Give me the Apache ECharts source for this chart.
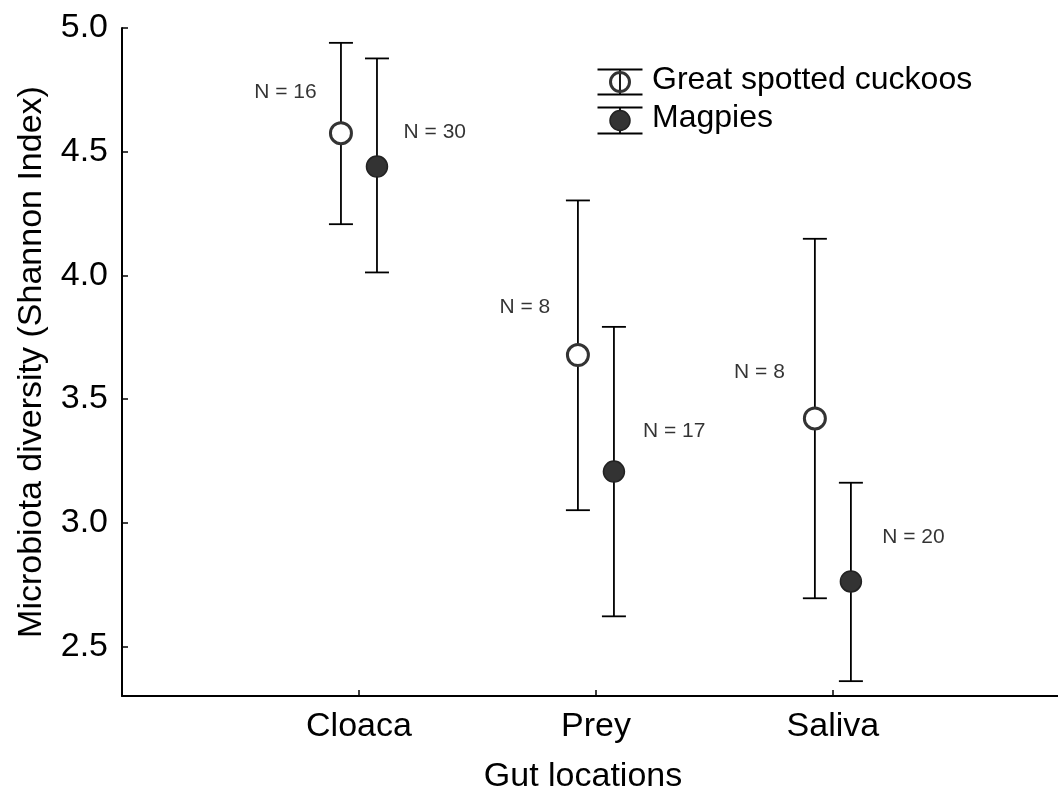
<!DOCTYPE html>
<html><head><meta charset="utf-8">
<script src="https://cdn.jsdelivr.net/npm/echarts@6/dist/echarts.min.js"></script>
<style>html,body{margin:0;padding:0;background:#fff}#c{width:1058px;height:799px}</style>
</head><body><div id="c"></div>
<script>
var categories = ['Cloaca', 'Prey', 'Saliva'];
var yTicks = [2.5, 3.0, 3.5, 4.0, 4.5, 5.0];
var seriesNames = ['Great spotted cuckoos', 'Magpies'];
var cuckooMean = [4.575, 3.678, 3.422];
var cuckooLow  = [4.207, 3.051, 2.695];
var cuckooHigh = [4.940, 4.303, 4.148];
var magpieMean = [4.440, 3.207, 2.763];
var magpieLow  = [4.012, 2.622, 2.360];
var magpieHigh = [4.877, 3.792, 3.162];
var cuckooN = [16, 8, 8];
var magpieN = [30, 17, 20];
// label anchor positions (data units): [x, y]
var cuckooNPos = [[0.69, 4.74], [1.70, 3.87], [2.69, 3.61]];
var magpieNPos = [[1.32, 4.58], [2.33, 3.37], [3.34, 2.94]];

var OFF = 0.076;
var FONT = 'Liberation Sans, Arial, sans-serif';
var INK = '#000';

function pts(mean, off) { return mean.map(function (m, i) { return [i + 1 + off, m]; }); }
function bars(lo, hi, off) { return lo.map(function (l, i) { return [i + 1 + off, l, hi[i]]; }); }

function errRender(params, api) {
  var x = api.value(0);
  var p1 = api.coord([x, api.value(1)]);
  var p2 = api.coord([x, api.value(2)]);
  var w = 12;
  var st = { stroke: INK, lineWidth: 1.8 };
  return { type: 'group', children: [
    { type: 'line', shape: { x1: p1[0], y1: p1[1], x2: p2[0], y2: p2[1] }, style: st },
    { type: 'line', shape: { x1: p1[0] - w, y1: p1[1], x2: p1[0] + w, y2: p1[1] }, style: st },
    { type: 'line', shape: { x1: p2[0] - w, y1: p2[1], x2: p2[0] + w, y2: p2[1] }, style: st }
  ]};
}

function nLabels(pos, n) {
  return { type: 'scatter', symbolSize: 1, silent: true, z: 5,
    itemStyle: { color: 'rgba(0,0,0,0)' },
    label: { show: true, position: 'inside', color: INK, fontFamily: FONT, fontSize: 21,
      formatter: function (p) { return 'N = ' + n[p.dataIndex]; } },
    data: pos };
}

var chart = echarts.init(document.getElementById('c'), null, { renderer: 'canvas' });
chart.setOption({
  animation: false,
  backgroundColor: '#fff',
  grid: { left: 122, right: 0, top: 28, bottom: 102 },
  xAxis: {
    type: 'value', min: 0, max: 3.95,
    name: 'Gut locations', nameLocation: 'middle', nameGap: 64,
    nameTextStyle: { fontFamily: FONT, fontSize: 34, color: INK, padding: [0, 14, 0, 0] },
    axisLine: { show: true, lineStyle: { color: INK, width: 2 } },
    axisTick: { show: true, inside: true, length: 6, customValues: [1, 2, 3], lineStyle: { color: INK, width: 1.5 } },
    axisLabel: { customValues: [1, 2, 3], margin: 14, fontFamily: FONT, fontSize: 34, color: INK,
      formatter: function (v) { return categories[Math.round(v) - 1] || ''; } },
    splitLine: { show: false }
  },
  yAxis: {
    type: 'value', min: 2.3, max: 5.0,
    name: 'Microbiota diversity (Shannon Index)', nameLocation: 'middle', nameGap: 73,
    nameTextStyle: { fontFamily: FONT, fontSize: 34, color: INK },
    axisLine: { show: true, lineStyle: { color: INK, width: 2 } },
    axisTick: { show: true, inside: true, length: 6, customValues: yTicks, lineStyle: { color: INK, width: 1.5 } },
    axisLabel: { customValues: yTicks, margin: 14, fontFamily: FONT, fontSize: 34, color: INK,
      formatter: function (v) { return v.toFixed(1); } },
    splitLine: { show: false }
  },
  series: [
    { type: 'custom', name: seriesNames[0] + ' err', renderItem: errRender, data: bars(cuckooLow, cuckooHigh, -OFF), z: 2, clip: false },
    { type: 'custom', name: seriesNames[1] + ' err', renderItem: errRender, data: bars(magpieLow, magpieHigh, OFF), z: 2, clip: false },
    { type: 'scatter', name: seriesNames[0], symbol: 'circle', symbolSize: 21, z: 4,
      itemStyle: { color: '#fff', borderColor: '#333', borderWidth: 3, opacity: 1 },
      data: pts(cuckooMean, -OFF) },
    { type: 'scatter', name: seriesNames[1], symbol: 'circle', symbolSize: 21, z: 4,
      itemStyle: { color: '#333', borderColor: '#222', borderWidth: 1.5, opacity: 1 },
      data: pts(magpieMean, OFF) },
    nLabels(cuckooNPos, cuckooN),
    nLabels(magpieNPos, magpieN)
  ],
  graphic: [
    { type: 'group', left: 595, top: 67, children: [
      { type: 'line', shape: { x1: 0, y1: 0, x2: 45, y2: 0 }, style: { stroke: INK, lineWidth: 1.8 } },
      { type: 'line', shape: { x1: 0, y1: 25, x2: 45, y2: 25 }, style: { stroke: INK, lineWidth: 1.8 } },
      { type: 'line', shape: { x1: 22.5, y1: 0, x2: 22.5, y2: 25 }, style: { stroke: INK, lineWidth: 1.8 } },
      { type: 'circle', shape: { cx: 22.5, cy: 12.5, r: 9.5 }, style: { fill: 'rgba(0,0,0,0)', stroke: '#333', lineWidth: 3 } }
    ]},
    { type: 'group', left: 595, top: 105, children: [
      { type: 'line', shape: { x1: 0, y1: 0, x2: 45, y2: 0 }, style: { stroke: INK, lineWidth: 1.8 } },
      { type: 'line', shape: { x1: 0, y1: 26, x2: 45, y2: 26 }, style: { stroke: INK, lineWidth: 1.8 } },
      { type: 'line', shape: { x1: 22.5, y1: 0, x2: 22.5, y2: 26 }, style: { stroke: INK, lineWidth: 1.8 } },
      { type: 'circle', shape: { cx: 22.5, cy: 13, r: 10 }, style: { fill: '#333', stroke: '#222', lineWidth: 1.5 } }
    ]},
    { type: 'text', x: 652, y: 80, style: { text: seriesNames[0], font: '32px ' + FONT, fill: INK, verticalAlign: 'middle' } },
    { type: 'text', x: 652, y: 118, style: { text: seriesNames[1], font: '32px ' + FONT, fill: INK, verticalAlign: 'middle' } }
  ]
});
</script></body></html>
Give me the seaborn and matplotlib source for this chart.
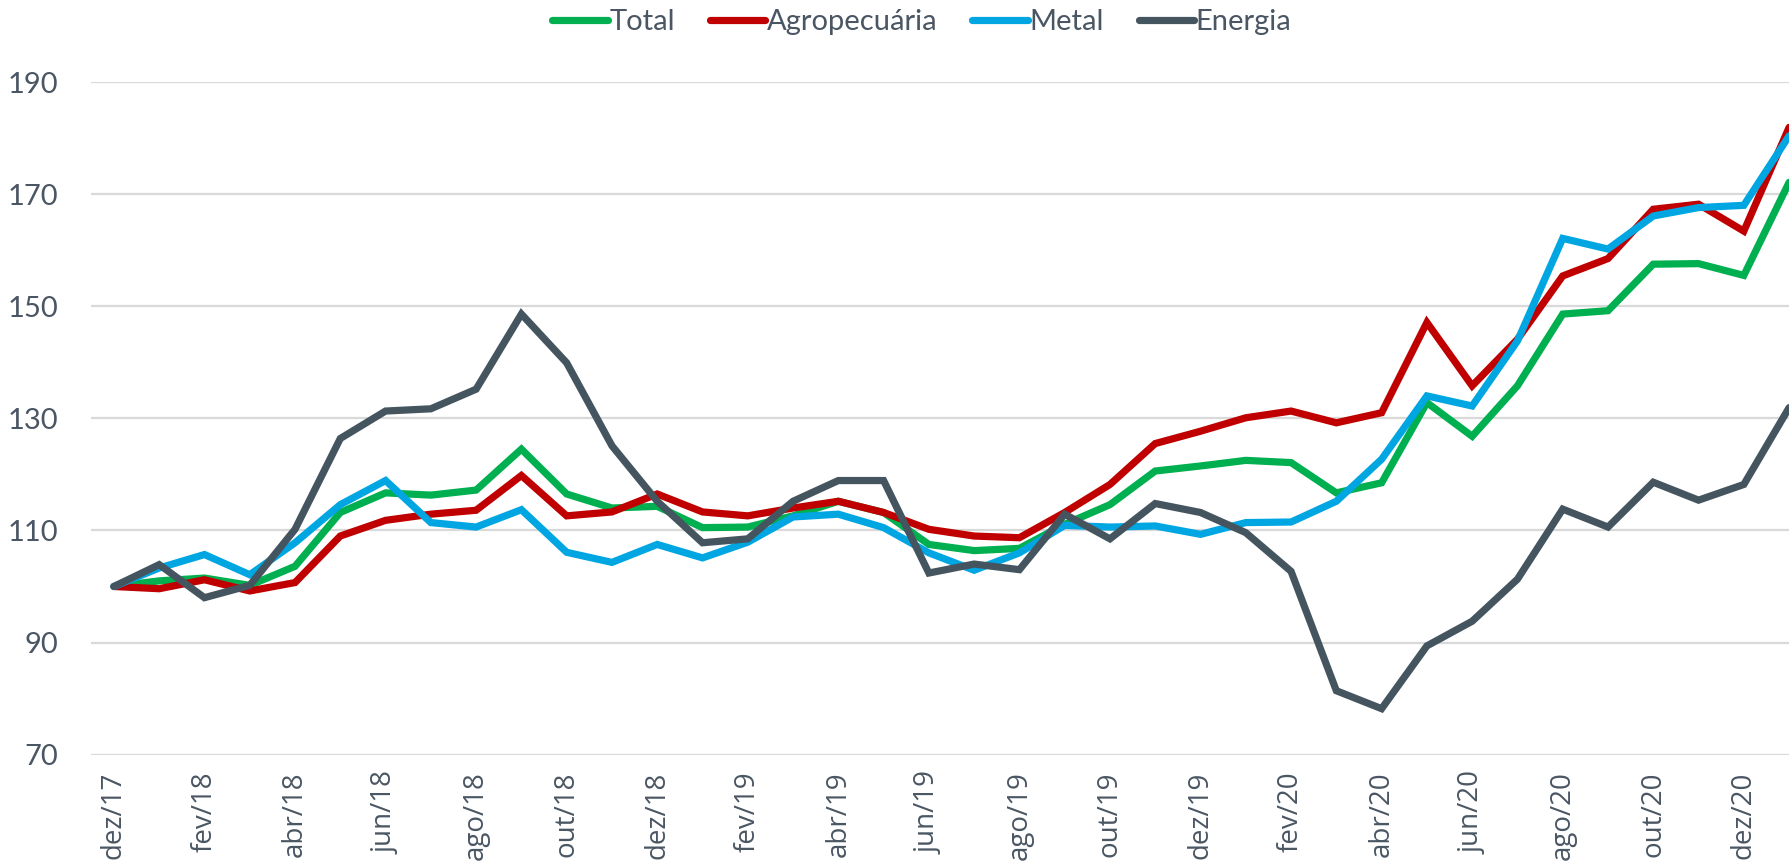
import numpy as np
import pandas as pd
import matplotlib
matplotlib.use("Agg")
import matplotlib.pyplot as plt
import seaborn as sns

# Indices de preços de commodities (base dez/17 = 100)
meses = ["dez/17", "jan/18", "fev/18", "mar/18", "abr/18", "mai/18", "jun/18", "jul/18",
         "ago/18", "set/18", "out/18", "nov/18", "dez/18", "jan/19", "fev/19", "mar/19",
         "abr/19", "mai/19", "jun/19", "jul/19", "ago/19", "set/19", "out/19", "nov/19",
         "dez/19", "jan/20", "fev/20", "mar/20", "abr/20", "mai/20", "jun/20", "jul/20",
         "ago/20", "set/20", "out/20", "nov/20", "dez/20", "jan/21"]

total = [100.0, 101.0, 101.5, 100.2, 103.6, 113.2, 116.7, 116.3, 117.2, 124.5, 116.5, 114.0,
         114.3, 110.5, 110.6, 112.6, 115.2, 113.2, 107.5, 106.4, 106.8, 111.1, 114.6, 120.6,
         121.5, 122.5, 122.1, 116.7, 118.5, 132.8, 126.8, 135.8, 148.6, 149.2, 157.5, 157.6,
         155.5, 172.1]
agropecuaria = [100.0, 99.6, 101.2, 99.2, 100.7, 109.0, 111.8, 112.9, 113.6, 119.8, 112.6, 113.3,
                116.5, 113.3, 112.6, 114.0, 115.2, 113.2, 110.2, 109.0, 108.7, 113.2, 118.2, 125.5,
                127.7, 130.1, 131.3, 129.2, 131.0, 147.1, 135.8, 144.1, 155.4, 158.5, 167.3, 168.2,
                163.4, 181.9]
metal = [100.0, 103.3, 105.7, 102.1, 107.8, 114.6, 118.9, 111.4, 110.6, 113.7, 106.1, 104.3,
         107.5, 105.1, 107.9, 112.4, 112.9, 110.5, 106.0, 102.9, 106.0, 110.9, 110.6, 110.8,
         109.3, 111.4, 111.5, 115.2, 122.7, 134.0, 132.2, 143.8, 162.1, 160.2, 166.1, 167.6,
         168.0, 180.4]
energia = [100.0, 103.9, 98.0, 100.2, 110.2, 126.4, 131.3, 131.7, 135.2, 148.6, 139.9, 125.1,
           115.2, 107.8, 108.5, 115.2, 118.9, 118.9, 102.4, 104.0, 103.0, 112.9, 108.5, 114.8,
           113.2, 109.6, 102.7, 81.4, 78.2, 89.4, 93.8, 101.3, 113.8, 110.6, 118.6, 115.4,
           118.2, 131.9]

series = ["Total", "Agropecuária", "Metal", "Energia"]
cores = ["#00B050", "#C00000", "#00A6E2", "#455560"]
y_ticks = [70, 90, 110, 130, 150, 170, 190]

df = pd.DataFrame({"mes": np.arange(len(meses)), "Total": total,
                   "Agropecuária": agropecuaria, "Metal": metal, "Energia": energia})
longo = df.melt(id_vars="mes", value_vars=series, var_name="serie", value_name="indice")

sns.set_theme(style="white")
plt.rcParams["font.family"] = ["Lato", "DejaVu Sans"]
cor_texto = "#4A5663"

fig = plt.figure(figsize=(17.9, 8.67), dpi=100)
ax = fig.add_axes([0.051, 0.1296, 0.949, 0.7758])

sns.lineplot(data=longo, x="mes", y="indice", hue="serie", hue_order=series,
             palette=cores, linewidth=5.2, ax=ax, legend=False,
             solid_joinstyle="miter")

ax.set_xlim(-0.5, 37.02)
ax.set_ylim(70, 190)
ax.set_yticks(y_ticks)
ax.set_xticks(np.arange(0, len(meses), 2))
ax.set_xticklabels(meses[::2], rotation=90, family=["Open Sans", "DejaVu Sans"],
                   fontsize=20, color=cor_texto)
ax.tick_params(axis="y", labelsize=21, colors=cor_texto, length=0, pad=24)
ax.tick_params(axis="x", length=0, pad=12)
ax.set_xlabel("")
ax.set_ylabel("")
ax.yaxis.grid(True, color="#D9D9D9", linewidth=1.6)
ax.set_axisbelow(True)
for s in ax.spines.values():
    s.set_visible(False)

handles = [plt.Line2D([0], [0], color=c, lw=5.2, solid_capstyle="round") for c in cores]
leg = fig.legend(handles, series, loc="upper center", bbox_to_anchor=(0.515, 1.02),
                 ncol=4, frameon=False, fontsize=21, handlelength=1.9,
                 handletextpad=0.05, columnspacing=1.2)
for t in leg.get_texts():
    t.set_color(cor_texto)

fig.savefig("out.png", dpi=100)
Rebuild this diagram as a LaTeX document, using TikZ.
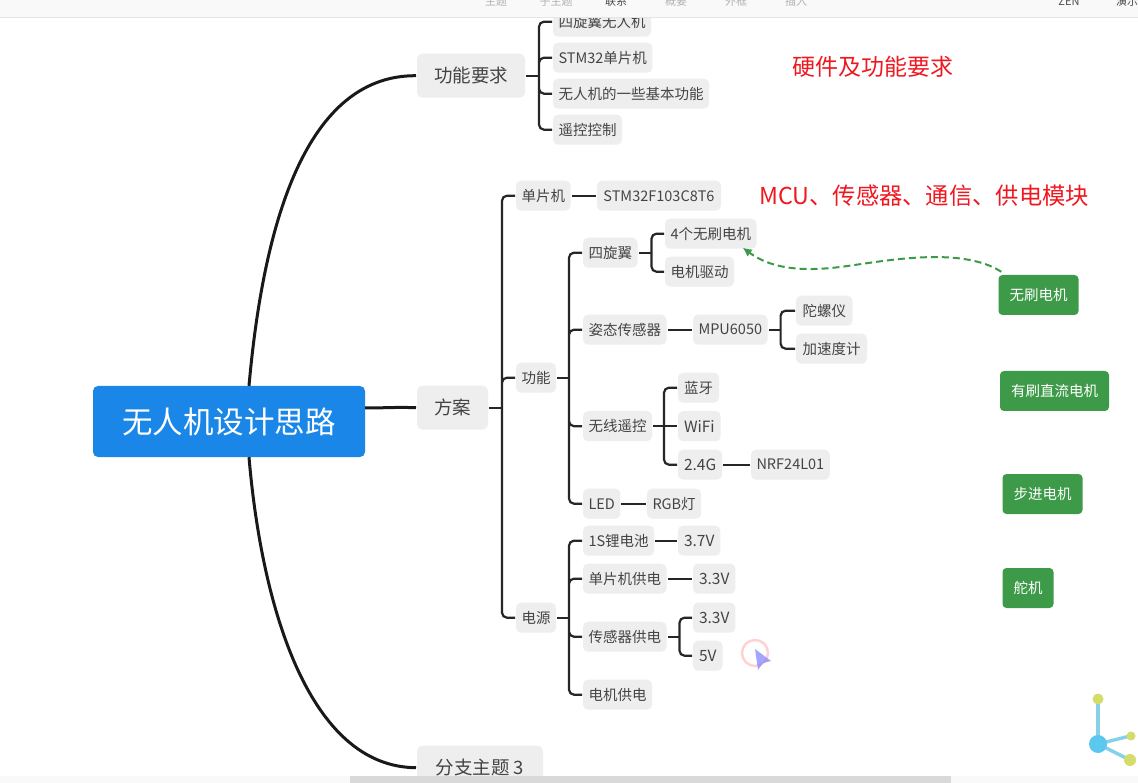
\documentclass[tikz,border=0pt]{standalone}
\usepackage{fontspec}
\setmainfont{Noto Sans CJK SC}
\usetikzlibrary{arrows.meta}
\definecolor{boxgray}{HTML}{EEEEEE}
\definecolor{textgray}{HTML}{444444}
\definecolor{rootblue}{HTML}{1A87E8}
\definecolor{motorgreen}{HTML}{3D9A48}
\definecolor{hintred}{HTML}{F01820}
\definecolor{logoblue}{HTML}{5CC8F0}
\definecolor{logostem}{HTML}{86D0E8}
\definecolor{logotip}{HTML}{D4DC6A}
\tikzset{
 topic/.style={fill=boxgray,text=textgray,rounded corners=5pt,anchor=west,minimum height=30pt,inner xsep=5.5pt,inner ysep=0pt,outer sep=1pt,yshift=-0.7pt,font=\fontsize{14.5}{16}\selectfont},
 numtopic/.style={topic,inner xsep=6pt,font=\fontsize{15.5}{17}\selectfont},
 maintopic/.style={topic,yshift=0pt,minimum height=44pt,inner xsep=17pt,rounded corners=6pt,font=\fontsize{18.5}{20}\selectfont},
 motor/.style={fill=motorgreen,text=white,rounded corners=4pt,minimum height=40pt,inner xsep=11pt,inner ysep=0pt,font=\fontsize{14.5}{16}\selectfont},
 hint/.style={text=hintred,anchor=west,inner sep=0pt},
 menu/.style={text=gray!60,inner sep=0pt,font=\fontsize{11}{12}\selectfont},
 branch/.style={black!85,line width=2.2pt,rounded corners=5pt},
 mainbranch/.style={black!90,line width=3pt},
}
\begin{document}
\begin{tikzpicture}[x=1pt,y=-1pt]
\useasboundingbox (0,0) rectangle (1138,783);
\fill[white] (0,0) rectangle (1138,783);

% main topics
\node[fill=rootblue,text=white,rounded corners=5pt,minimum width=272pt,minimum height=71pt,inner sep=0pt,font=\fontsize{30.5}{32}\selectfont] (root) at (229,421.5) {无人机设计思路};
\node[maintopic] (req) at (416,75) {功能要求};
\node[maintopic] (plan) at (416,407) {方案};
\node[maintopic,minimum width=126pt] (branch3) at (416,767) {分支主题 3};

\draw[mainbranch] (root.north) ++(20,0) .. controls (262,240) and (300,75) .. (req.west);
\draw[mainbranch] ([yshift=13.5pt]root.east) .. controls (385,408) and (395,407) .. (plan.west);
\draw[mainbranch] (root.south) ++(20,0) .. controls (262,610) and (310,767) .. (branch3.west);

% requirements
\node[topic] (quad) at (552,21) {四旋翼无人机};
\node[topic] (stm) at (552,57) {STM32单片机};
\node[topic] (basic) at (552,93) {无人机的一些基本功能};
\node[topic] (remote) at (552,129) {遥控控制};
\draw[branch] (req.east) -- ++(13,0) coordinate (reqtrunk);
\draw[branch] (reqtrunk) |- (quad.west) (reqtrunk) |- (stm.west) (reqtrunk) |- (basic.west) (reqtrunk) |- (remote.west);

% plan
\node[topic] (mcu) at (515,195) {单片机};
\node[topic] (func) at (515,377) {功能};
\node[topic] (power) at (515,617) {电源};
\node[topic,minimum width=124pt] (mcuname) at (596,195) {STM32F103C8T6};
\draw[branch] (plan.east) -- ++(13,0) coordinate (plantrunk);
\draw[branch] (plantrunk) |- (mcu.west) (plantrunk) |- (func.west) (plantrunk) |- (power.west);
\draw[branch] (mcu.east) -- (mcuname.west);

% functions
\node[topic] (rotor) at (582,252) {四旋翼};
\node[topic] (attitude) at (582,329) {姿态传感器};
\node[topic] (wireless) at (582,425.5) {无线遥控};
\node[topic] (led) at (582,503) {LED};
\draw[branch] (func.east) -- ++(12,0) coordinate (functrunk);
\draw[branch] (functrunk) |- (rotor.west) (functrunk) |- (attitude.west) (functrunk) |- (wireless.west) (functrunk) |- (led.west);

\node[topic] (brushless) at (664,233) {4个无刷电机};
\node[topic] (driver) at (664,271) {电机驱动};
\draw[branch] (rotor.east) -- ++(13,0) coordinate (rotortrunk);
\draw[branch] (rotortrunk) |- (brushless.west) (rotortrunk) |- (driver.west);

\node[topic] (mpu) at (692,329) {MPU6050};
\node[topic,inner xsep=6.5pt] (gyro) at (795,310) {陀螺仪};
\node[topic,inner xsep=6.5pt] (accel) at (795,348) {加速度计};
\draw[branch] (attitude.east) -- (mpu.west);
\draw[branch] (mpu.east) -- ++(12,0) coordinate (mputrunk);
\draw[branch] (mputrunk) |- (gyro.west) (mputrunk) |- (accel.west);

\node[topic,inner xsep=6pt] (bluetooth) at (677,387) {蓝牙};
\node[numtopic] (wifi) at (677,425.5) {WiFi};
\node[numtopic] (ghz) at (677,464) {2.4G};
\node[topic] (nrf) at (750,464) {NRF24L01};
\draw[branch] (wireless.east) -- ++(11,0) coordinate (wirelesstrunk);
\draw[branch] (wirelesstrunk) |- (bluetooth.west) (wirelesstrunk) |- (ghz.west);
\draw[branch] (wirelesstrunk) -- (wifi.west);
\draw[branch] (ghz.east) -- (nrf.west);

\node[topic] (rgb) at (646,503) {RGB灯};
\draw[branch] (led.east) -- (rgb.west);

% power
\node[topic] (battery) at (582,540) {1S锂电池};
\node[topic] (mcupower) at (582,578) {单片机供电};
\node[topic] (sensorpower) at (582,636) {传感器供电};
\node[topic] (motorpower) at (582,694) {电机供电};
\draw[branch] (power.east) -- ++(12,0) coordinate (powertrunk);
\draw[branch] (powertrunk) |- (battery.west) (powertrunk) |- (mcupower.west) (powertrunk) |- (sensorpower.west) (powertrunk) |- (motorpower.west);

\node[numtopic] (volta) at (677,540) {3.7V};
\node[numtopic] (voltb) at (692,578) {3.3V};
\node[numtopic] (voltc) at (692,617) {3.3V};
\node[numtopic] (voltd) at (692,655) {5V};
\draw[branch] (battery.east) -- (volta.west);
\draw[branch] (mcupower.east) -- (voltb.west);
\draw[branch] (sensorpower.east) -- ++(12,0) coordinate (sensortrunk);
\draw[branch] (sensortrunk) |- (voltc.west) (sensortrunk) |- (voltd.west);

% motor types and notes
\node[motor] (nobrush) at (1038.5,295) {无刷电机};
\node[motor] (dcmotor) at (1054.5,391) {有刷直流电机};
\node[motor] (stepper) at (1042.5,494) {步进电机};
\node[motor] (servo) at (1028,588) {舵机};
\draw[motorgreen,line width=2pt,dash pattern=on 7pt off 4pt,-{Latex[length=9pt,width=9pt]}] (nobrush.north west) ++(3,-3) .. controls (960,245) and (880,262) .. (840,267) .. controls (800,272) and (770,268) .. ([xshift=32pt,yshift=2pt]brushless.south);

\node[hint,font=\fontsize{23}{25}\selectfont] (hinthw) at (792,67) {硬件及功能要求};
\node[hint,font=\fontsize{23.3}{25}\selectfont] (hintmod) at (759,196) {MCU、传感器、通信、供电模块};

% cursor
\draw[red!40,line width=2.4pt,opacity=0.45] (755,653) circle [radius=13];
\fill[blue!50!white,opacity=0.7] (755,649) -- (771,661) -- (763,663) -- (758,670) -- cycle;

% logo
\draw[logostem,line width=3.4pt] (1098,744) -- (1098,699);
\draw[logostem,line width=3.4pt] (1098,744) -- (1130,736);
\draw[logostem,line width=3.4pt] (1098,744) -- (1130,760);
\fill[logoblue] (1098,744) circle [radius=9];
\fill[logotip] (1098,699) circle [radius=5.5];
\fill[logotip] (1131,736) circle [radius=4.5];
\fill[logotip] (1130,760) circle [radius=6];

% window bars
\fill[gray!5] (0,0) rectangle (1138,17);
\draw[gray!20] (0,17) -- (1138,17);
\node[menu] (menua) at (496,1) {主题};
\node[menu] (menub) at (556,1) {子主题};
\node[menu,text=black!70] (menuc) at (616,1) {联系};
\node[menu] (menud) at (676,1) {概要};
\node[menu] (menue) at (736,1) {外框};
\node[menu] (menuf) at (796,1) {插入};
\node[menu,text=black!70] (menug) at (1069,1) {ZEN};
\node[menu,text=black!70] (menuh) at (1127,1) {演示};
\fill[gray!5] (0,776) rectangle (1138,783);
\fill[gray!30] (350,776) rectangle (951,783);

\end{tikzpicture}
\end{document}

=-=-=

• **Problem to solve**
Restate the data word for word from its first line through the line with "function bars(lo, hi, off)", leaving out any picture along the way.

• **Solution for this problem**
Give me the Apache ECharts source for this chart.
<!DOCTYPE html>
<html><head><meta charset="utf-8">
<script src="https://cdn.jsdelivr.net/npm/echarts@6/dist/echarts.min.js"></script>
<style>html,body{margin:0;padding:0;background:#fff}#c{width:1058px;height:799px}</style>
</head><body><div id="c"></div>
<script>
var categories = ['Cloaca', 'Prey', 'Saliva'];
var yTicks = [2.5, 3.0, 3.5, 4.0, 4.5, 5.0];
var seriesNames = ['Great spotted cuckoos', 'Magpies'];
var cuckooMean = [4.575, 3.678, 3.422];
var cuckooLow  = [4.207, 3.051, 2.695];
var cuckooHigh = [4.940, 4.303, 4.148];
var magpieMean = [4.440, 3.207, 2.763];
var magpieLow  = [4.012, 2.622, 2.360];
var magpieHigh = [4.877, 3.792, 3.162];
var cuckooN = [16, 8, 8];
var magpieN = [30, 17, 20];
// label anchor positions (data units): [x, y]
var cuckooNPos = [[0.69, 4.74], [1.70, 3.87], [2.69, 3.61]];
var magpieNPos = [[1.32, 4.58], [2.33, 3.37], [3.34, 2.94]];

var OFF = 0.076;
var FONT = 'Liberation Sans, Arial, sans-serif';
var INK = '#000';

function pts(mean, off) { return mean.map(function (m, i) { return [i + 1 + off, m]; }); }
function bars(lo, hi, off) { return lo.map(function (l, i) { return [i + 1 + off, l, hi[i]]; }); }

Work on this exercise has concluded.